If all other measures are unable to halt the eviction in time, we should organize direct action to physically and directly prevent the eviction if possible. Can we block the street or entrance to the apartment complex or house? Can we call for picket lines, occupations or blockades at the home? In order to make this a reality, it will probably be necessary for us to enlist the help of other groups (tenants unions, labor unions, community organizations, and so on) as well as the neighbors. See what the tenant wants to do — this can easily become a dangerous and volatile situation. Threats of arrest can be leveled at the tenant and those involved. Figure out all contingency plans if the bailiffs or cops are able to carry out the eviction, like plans to make sure belongings are secured and that the tenant has a place to stay in the event their home gets taken. If the eviction is illegal and the tenant has court or legal actions (on paper) that can prevent it, make sure we have them on us and are able to present them.

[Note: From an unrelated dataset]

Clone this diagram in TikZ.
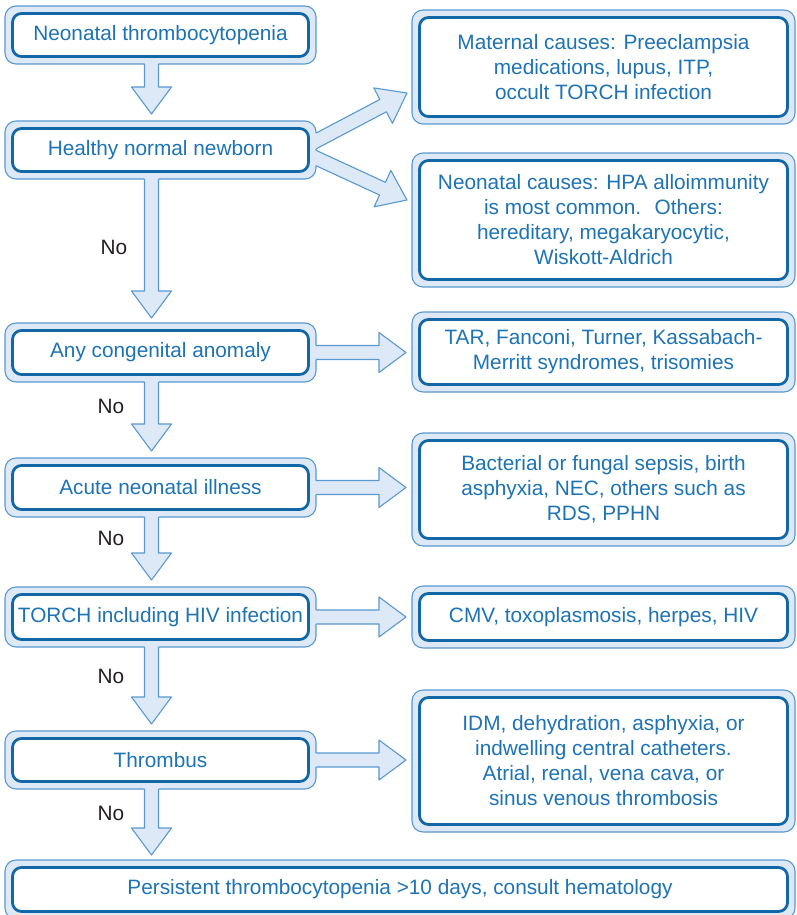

The most important thing is for the tenant/tenants to be at the center of the fight against the eviction and for all of us to join in the fight in solidarity, rather than in directing roles. It’s important for the tenant/tenants to be making their own decisions in their fight, while we should be providing resources and discussion to help inform the tenant. Having an attorney allows the tenant to have a representative in the court and the case. Any attorney should represent the interests of the tenant and advise the tenant. This allows for some independence for the tenants. Some cases and fights can be won in the court — But in most situations, having the case in court can provide for some additional time to build the fight against the eviction and build public support.

Every case is different, but we need to develop our approaches and learn lessons as we go. Good intentions are not enough. We need to organize and fight. We need to use all methods which can assist in the fight. The courts serve the landlords and developers. We need independent organizations of tenants and supporters who fight to oppose evictions and who demand housing for all.